The microdairy model is already attracting new entrants, such as Josh Healy, who runs a 12-cow organic operation near Oxford. He delivers his milk in glass bottles to about 250 regular customers, most of whom are within five miles of the farm. ‘I think a lot of dairy farmers enjoy not having to think about selling the milk and concentrating only on the production, but we are able to make quite good money on 37 acres.’
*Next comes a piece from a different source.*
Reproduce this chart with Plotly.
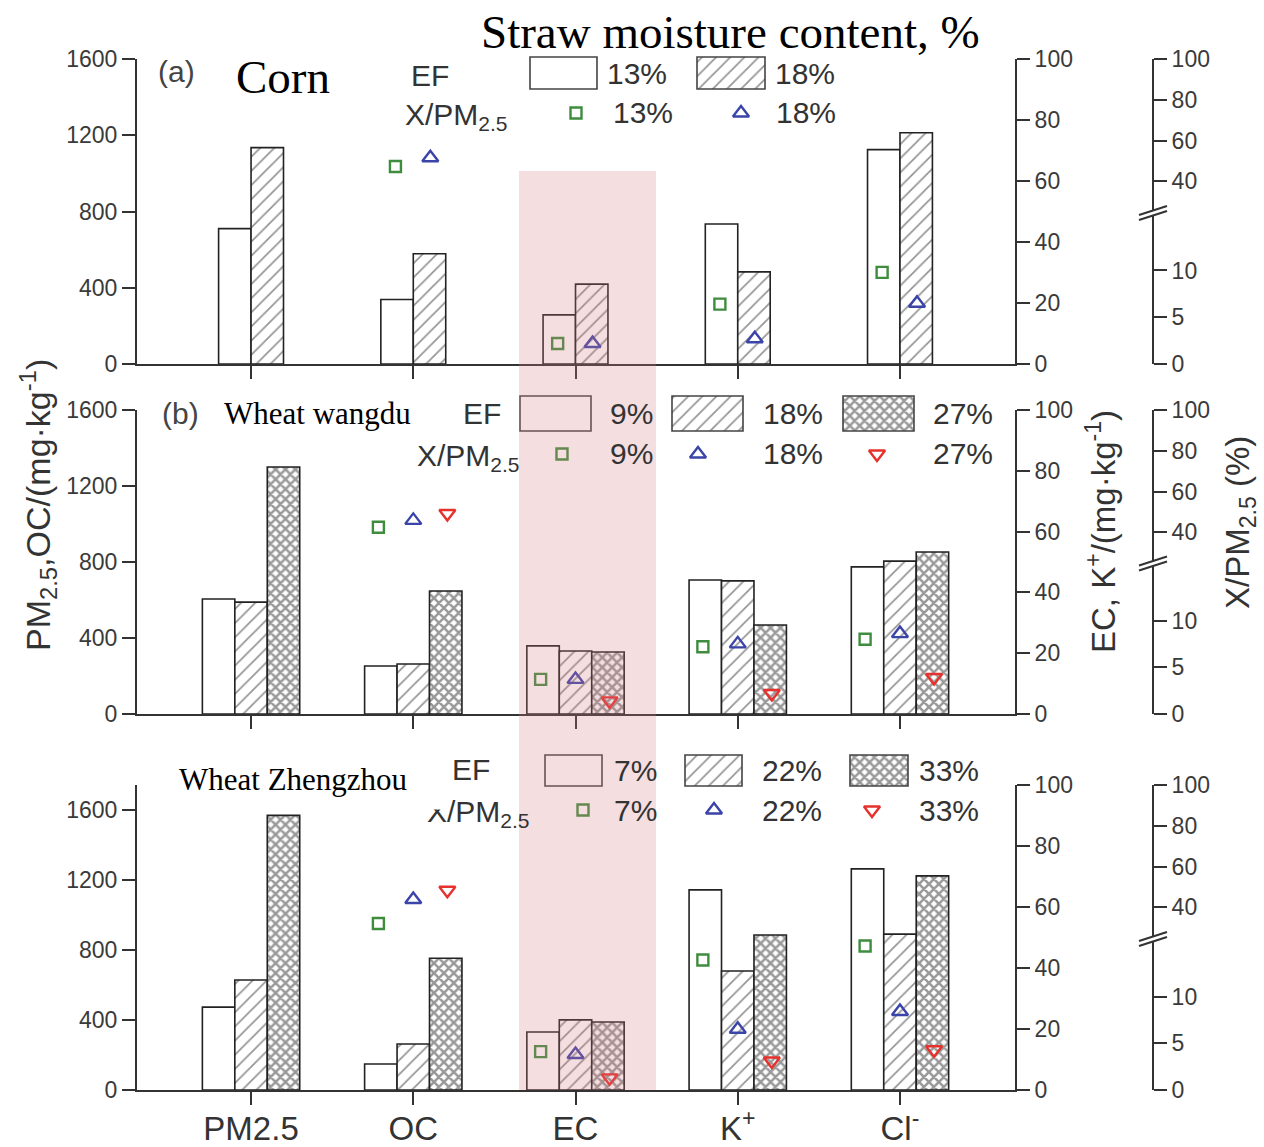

Mr Healy says microdairies can help shift public perceptions of milk as a cheap, standardised product. ‘The difference in the quality is remarkable. It feels strange to call both what we produce and what’s on most supermarket shelves by the same word. Craft brewers feel the same about their beers, I’m sure.’ Emily Norton agrees: ‘We’re lucky to be able to drink what these animals produce. We should be shouting about that and reminding people that milk is a superfood and not just white water.’

 

What is a microdairy?

  • A microdairy can have 10–60 cows, although larger ones are usually unable to sell all their milk themselves and keep a regular contract with a processor. A herd of about 50 cows would provide enough milk for more than 500 households.
  • Most microdairies are not certified as organic, although many advertise themselves as having a free-range herd kept mainly outside. The milk is usually sold at a premium on supermarket milk, but is often price-competitive against that sold in local shops or through the few remaining doorstep deliveries.
  • Although comparisons have been made with microbreweries, the challenge of producing milk is much greater. Microbreweries are unlikely to grow their own crops, but a dairy farmer has a herd of cows to look after. There’s also a processing unit to manage plus, crucially, a distribution and marketing operation. And there’s far less time to get milk to customers before it becomes worthless.
  • Several farmers have successfully applied to grant-making organisations, including The Prince’s Countryside Fund, to help with start-up costs. Others have had success with crowdfunding, offering local residents the chance to invest in ‘cow bonds’, which allow farmers to buy new stock, paying the investors back their original sum plus interest, as well as supplying them with milk.